Maka, pemimpin tidak boleh ‘cengeng’! ‘Cengeng’ dalam artian bahwa seorang pemimpin tidak boleh mengeluh dalam menghadapi segala persoalan yang dimiliki oleh masyarakat. Tidak boleh juga anti kritik. Memang tidak mudah untuk menjadi seorang pemimpin. Persoalan masyarakat itu banyak, sebanyak tingkah dan prilakunya pula. Dia akan memperhatikan kebutuhan masyarakatnya dari yang terkecil hingga yang terbesar. Dari yang serius hingga yang remeh temeh. Selayaknya lah, jika ada anggota masyarakat yang tidak makan karena tidak memiliki beras untuk dimasak, maka itu pun akan menjadi tanggung jawabnya.

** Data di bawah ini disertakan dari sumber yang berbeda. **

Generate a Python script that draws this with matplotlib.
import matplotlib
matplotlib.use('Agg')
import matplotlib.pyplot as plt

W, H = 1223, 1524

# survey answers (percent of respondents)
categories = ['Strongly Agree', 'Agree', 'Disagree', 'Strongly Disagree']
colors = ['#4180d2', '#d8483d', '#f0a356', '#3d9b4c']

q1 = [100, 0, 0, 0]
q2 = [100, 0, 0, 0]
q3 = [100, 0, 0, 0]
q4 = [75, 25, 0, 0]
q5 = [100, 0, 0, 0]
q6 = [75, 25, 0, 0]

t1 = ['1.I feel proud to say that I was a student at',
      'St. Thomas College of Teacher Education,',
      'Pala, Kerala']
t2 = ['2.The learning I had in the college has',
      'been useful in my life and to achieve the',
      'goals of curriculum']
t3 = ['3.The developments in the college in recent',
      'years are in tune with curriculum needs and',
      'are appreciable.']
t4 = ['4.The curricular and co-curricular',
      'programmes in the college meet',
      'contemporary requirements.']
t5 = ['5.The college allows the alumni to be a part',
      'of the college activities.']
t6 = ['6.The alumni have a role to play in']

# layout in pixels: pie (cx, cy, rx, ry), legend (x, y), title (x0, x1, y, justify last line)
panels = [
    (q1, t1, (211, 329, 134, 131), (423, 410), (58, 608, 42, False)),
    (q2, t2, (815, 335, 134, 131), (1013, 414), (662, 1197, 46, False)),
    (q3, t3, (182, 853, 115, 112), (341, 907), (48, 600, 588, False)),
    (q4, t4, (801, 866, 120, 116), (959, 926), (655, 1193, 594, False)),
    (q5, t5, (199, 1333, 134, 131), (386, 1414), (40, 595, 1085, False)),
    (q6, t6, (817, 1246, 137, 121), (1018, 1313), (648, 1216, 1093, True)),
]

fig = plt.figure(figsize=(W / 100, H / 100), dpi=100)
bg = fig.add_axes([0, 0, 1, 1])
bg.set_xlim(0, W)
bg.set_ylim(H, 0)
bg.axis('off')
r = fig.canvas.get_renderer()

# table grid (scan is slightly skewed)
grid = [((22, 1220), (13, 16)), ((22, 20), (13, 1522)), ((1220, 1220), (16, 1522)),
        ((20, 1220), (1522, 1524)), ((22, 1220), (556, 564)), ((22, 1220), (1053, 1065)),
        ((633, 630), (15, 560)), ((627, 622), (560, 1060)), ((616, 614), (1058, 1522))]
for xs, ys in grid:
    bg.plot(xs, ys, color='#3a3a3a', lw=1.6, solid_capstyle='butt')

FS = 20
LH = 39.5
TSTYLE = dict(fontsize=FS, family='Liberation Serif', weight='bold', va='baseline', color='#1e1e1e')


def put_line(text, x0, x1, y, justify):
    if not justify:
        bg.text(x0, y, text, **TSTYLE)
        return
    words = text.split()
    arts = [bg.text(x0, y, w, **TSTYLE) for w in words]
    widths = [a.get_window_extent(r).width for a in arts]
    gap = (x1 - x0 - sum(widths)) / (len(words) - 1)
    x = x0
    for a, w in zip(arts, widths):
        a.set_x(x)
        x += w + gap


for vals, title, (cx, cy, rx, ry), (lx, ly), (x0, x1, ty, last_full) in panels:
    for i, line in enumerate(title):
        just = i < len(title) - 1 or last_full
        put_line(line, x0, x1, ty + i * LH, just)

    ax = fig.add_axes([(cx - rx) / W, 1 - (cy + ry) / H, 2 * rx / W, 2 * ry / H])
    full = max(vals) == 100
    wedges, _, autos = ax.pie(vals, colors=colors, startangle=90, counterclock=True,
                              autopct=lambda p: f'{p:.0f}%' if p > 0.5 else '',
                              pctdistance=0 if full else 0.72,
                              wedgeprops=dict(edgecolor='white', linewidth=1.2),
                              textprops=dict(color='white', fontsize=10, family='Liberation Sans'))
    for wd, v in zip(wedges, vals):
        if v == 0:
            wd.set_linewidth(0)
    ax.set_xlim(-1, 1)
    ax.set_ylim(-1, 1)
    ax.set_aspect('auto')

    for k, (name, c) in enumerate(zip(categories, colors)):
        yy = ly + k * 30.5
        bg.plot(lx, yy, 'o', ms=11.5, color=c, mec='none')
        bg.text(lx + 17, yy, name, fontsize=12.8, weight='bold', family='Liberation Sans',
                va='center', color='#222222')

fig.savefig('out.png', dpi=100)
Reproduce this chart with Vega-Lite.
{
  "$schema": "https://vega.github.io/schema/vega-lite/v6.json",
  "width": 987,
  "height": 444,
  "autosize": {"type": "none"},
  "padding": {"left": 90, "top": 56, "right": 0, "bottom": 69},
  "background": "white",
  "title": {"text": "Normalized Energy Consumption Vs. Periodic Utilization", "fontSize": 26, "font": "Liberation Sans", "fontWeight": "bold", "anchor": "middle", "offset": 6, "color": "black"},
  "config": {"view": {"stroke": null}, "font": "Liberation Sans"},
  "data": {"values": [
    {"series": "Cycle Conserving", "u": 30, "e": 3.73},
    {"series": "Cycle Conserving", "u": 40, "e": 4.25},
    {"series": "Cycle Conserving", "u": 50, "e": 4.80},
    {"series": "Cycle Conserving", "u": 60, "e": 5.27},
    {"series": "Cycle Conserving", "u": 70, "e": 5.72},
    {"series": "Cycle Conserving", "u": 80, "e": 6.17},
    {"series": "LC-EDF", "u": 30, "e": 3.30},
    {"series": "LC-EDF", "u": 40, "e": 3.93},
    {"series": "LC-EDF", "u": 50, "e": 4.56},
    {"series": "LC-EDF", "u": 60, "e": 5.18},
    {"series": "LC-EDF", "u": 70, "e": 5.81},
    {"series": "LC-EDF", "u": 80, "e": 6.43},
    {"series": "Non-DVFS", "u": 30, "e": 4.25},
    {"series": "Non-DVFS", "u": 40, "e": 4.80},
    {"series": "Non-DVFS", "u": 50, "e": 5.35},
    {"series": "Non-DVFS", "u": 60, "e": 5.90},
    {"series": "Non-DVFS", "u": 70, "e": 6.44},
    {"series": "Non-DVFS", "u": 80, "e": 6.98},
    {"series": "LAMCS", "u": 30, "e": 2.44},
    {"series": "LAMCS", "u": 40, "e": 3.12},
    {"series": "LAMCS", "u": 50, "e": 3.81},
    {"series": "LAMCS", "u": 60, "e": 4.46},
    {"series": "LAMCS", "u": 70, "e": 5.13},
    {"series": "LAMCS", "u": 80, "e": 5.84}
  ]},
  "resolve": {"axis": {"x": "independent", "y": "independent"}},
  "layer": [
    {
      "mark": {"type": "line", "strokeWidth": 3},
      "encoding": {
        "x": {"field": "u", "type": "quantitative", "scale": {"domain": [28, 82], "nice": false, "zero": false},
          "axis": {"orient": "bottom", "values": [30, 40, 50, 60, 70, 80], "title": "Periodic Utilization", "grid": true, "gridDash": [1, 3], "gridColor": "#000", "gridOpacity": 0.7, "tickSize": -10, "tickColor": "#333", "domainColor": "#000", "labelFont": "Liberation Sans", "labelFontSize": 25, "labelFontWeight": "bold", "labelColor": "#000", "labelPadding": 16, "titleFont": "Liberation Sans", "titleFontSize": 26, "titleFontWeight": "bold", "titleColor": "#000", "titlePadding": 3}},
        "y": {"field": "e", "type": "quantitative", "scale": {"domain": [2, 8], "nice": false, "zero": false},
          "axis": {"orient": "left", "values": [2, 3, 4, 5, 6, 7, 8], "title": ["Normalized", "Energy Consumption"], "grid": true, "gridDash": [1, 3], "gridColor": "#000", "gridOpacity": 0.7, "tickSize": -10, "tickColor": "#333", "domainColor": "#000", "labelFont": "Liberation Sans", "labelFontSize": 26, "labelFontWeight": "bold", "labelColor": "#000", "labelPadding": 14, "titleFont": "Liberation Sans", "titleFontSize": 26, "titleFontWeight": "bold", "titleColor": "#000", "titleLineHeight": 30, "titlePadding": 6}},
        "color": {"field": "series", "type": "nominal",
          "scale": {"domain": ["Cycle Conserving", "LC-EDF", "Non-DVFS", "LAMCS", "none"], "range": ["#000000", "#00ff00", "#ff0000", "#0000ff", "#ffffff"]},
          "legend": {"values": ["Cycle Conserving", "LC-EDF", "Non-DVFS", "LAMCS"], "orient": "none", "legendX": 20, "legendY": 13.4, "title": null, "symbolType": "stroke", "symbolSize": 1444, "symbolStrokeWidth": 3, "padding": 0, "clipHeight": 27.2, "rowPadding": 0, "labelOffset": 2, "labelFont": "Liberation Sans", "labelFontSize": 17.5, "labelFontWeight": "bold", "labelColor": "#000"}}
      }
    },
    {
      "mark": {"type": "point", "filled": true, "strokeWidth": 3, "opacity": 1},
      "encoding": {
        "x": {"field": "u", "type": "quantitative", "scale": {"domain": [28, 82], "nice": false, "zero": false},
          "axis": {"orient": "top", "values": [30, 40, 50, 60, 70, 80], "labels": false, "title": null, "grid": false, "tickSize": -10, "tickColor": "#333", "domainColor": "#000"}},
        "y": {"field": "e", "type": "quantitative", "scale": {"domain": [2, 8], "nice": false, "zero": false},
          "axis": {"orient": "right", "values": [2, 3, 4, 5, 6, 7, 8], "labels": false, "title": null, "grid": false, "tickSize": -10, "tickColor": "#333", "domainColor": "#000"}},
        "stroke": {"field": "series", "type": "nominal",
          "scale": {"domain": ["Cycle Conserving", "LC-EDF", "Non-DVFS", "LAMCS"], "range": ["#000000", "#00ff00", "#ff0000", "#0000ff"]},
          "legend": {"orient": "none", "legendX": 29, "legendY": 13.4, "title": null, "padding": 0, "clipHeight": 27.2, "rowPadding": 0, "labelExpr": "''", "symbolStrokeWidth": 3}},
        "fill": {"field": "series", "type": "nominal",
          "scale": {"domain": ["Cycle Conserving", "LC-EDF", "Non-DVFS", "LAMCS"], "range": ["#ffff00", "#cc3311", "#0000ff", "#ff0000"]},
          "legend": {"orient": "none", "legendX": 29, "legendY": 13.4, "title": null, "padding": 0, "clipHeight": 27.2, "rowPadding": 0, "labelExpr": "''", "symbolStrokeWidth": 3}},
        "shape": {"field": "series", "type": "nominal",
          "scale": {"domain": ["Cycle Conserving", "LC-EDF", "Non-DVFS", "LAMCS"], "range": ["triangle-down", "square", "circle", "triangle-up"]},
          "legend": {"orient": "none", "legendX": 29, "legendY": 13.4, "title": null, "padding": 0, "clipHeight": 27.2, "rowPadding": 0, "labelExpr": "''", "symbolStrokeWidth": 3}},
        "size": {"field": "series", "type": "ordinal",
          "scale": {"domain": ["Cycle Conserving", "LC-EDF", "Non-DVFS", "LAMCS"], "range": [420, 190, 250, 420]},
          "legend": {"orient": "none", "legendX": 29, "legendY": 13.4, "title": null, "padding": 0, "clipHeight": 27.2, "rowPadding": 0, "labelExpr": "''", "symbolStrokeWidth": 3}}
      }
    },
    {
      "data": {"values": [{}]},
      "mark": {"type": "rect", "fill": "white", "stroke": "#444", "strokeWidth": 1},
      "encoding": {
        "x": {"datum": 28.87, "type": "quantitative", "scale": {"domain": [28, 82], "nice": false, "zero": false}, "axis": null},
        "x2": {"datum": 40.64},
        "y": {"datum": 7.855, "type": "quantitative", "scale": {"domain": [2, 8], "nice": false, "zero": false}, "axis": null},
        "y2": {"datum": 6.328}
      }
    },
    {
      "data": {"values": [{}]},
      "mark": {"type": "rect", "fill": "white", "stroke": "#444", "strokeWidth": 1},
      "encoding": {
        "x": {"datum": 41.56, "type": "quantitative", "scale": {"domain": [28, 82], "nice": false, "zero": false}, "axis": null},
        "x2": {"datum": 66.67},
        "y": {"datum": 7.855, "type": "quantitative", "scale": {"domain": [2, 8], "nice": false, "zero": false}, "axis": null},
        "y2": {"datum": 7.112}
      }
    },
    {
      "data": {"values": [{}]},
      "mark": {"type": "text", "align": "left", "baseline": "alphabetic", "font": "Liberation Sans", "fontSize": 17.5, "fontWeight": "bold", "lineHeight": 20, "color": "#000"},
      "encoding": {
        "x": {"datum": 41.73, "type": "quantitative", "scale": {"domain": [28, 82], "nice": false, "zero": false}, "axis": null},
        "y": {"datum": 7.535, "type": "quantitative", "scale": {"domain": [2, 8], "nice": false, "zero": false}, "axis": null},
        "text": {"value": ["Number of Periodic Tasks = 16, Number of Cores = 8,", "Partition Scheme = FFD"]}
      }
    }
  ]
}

‘Kok pergi tempat betanyo’ dan ‘Kok balik tempat beberito’ menjadikan pemimpin sebagai ‘guidance’ yang selalu member arahan-arahan juga nasehat-nasehat kepada masyarakatnya. ‘Pergi tempat betanyo’ digambarkan bahwa jika seseorang hendak melakukan perjalanan, ia bertanya atau meminta petunjuk mana saja jalan yang harus ia lewati, dan apa saja yang harus dilakukan dan dihindari selama di perjalanan. Ini tujuannya agar tidak tersesat atau mengalami kemalangan. Begitu juga halnya dengan ‘balik tempat beberito’ yang menjadikan pemimpin tempat menceritakan segala suka duka yang dihadapi. Pemimpinlah tempat masyarakat berkeluh kesah.
Hal ini sangat perlu dicatat bahwa seroang pemimpin tidak boleh menghindar dari masyarakatnya. Pemimpin itu harus mudah ditemui karena ia memang tempat ‘betanyo’ dan ‘beberito’. Bagaimana masyarakat hendak bertanya dan menyempaikan berita, jika pemimpinnya mengurung diri di dalam ‘istana’. Jika, Ia jauh dari masyarakatnya sendiri (untouchable), maka ini telah meyalahi adat kepemimpinan.
Maka dari itu, karena tugas dan fungsi seroang pemimpin itu tidak ringan, ia haruslah menjadi pribadi yang tangguh dan bijaksana. Ia akan dimuliakan dan dihormati jika mampu memberikan ‘pelayanan’ terbaik bagi masyarakat. Seorang pemimpin dalam masyarakat Jambi itu diberi hak istimewa yaitu; ‘Bercakap dulu sepatah. Berjalan dulu selangkah. Makan ngabisi, nyincang putus’.
Akhirnya, ‘raja alim raja disembah. Raja lalim raja disanggah’ artinya, pemimpin yang mampu mengayomi masyarakatnya dengan baik dan sungguh-sungguh akan diikuti dan dihormati. Sebaliknya, pemimpin yang zholim akan dimusuhi oleh rakyatnya sendiri.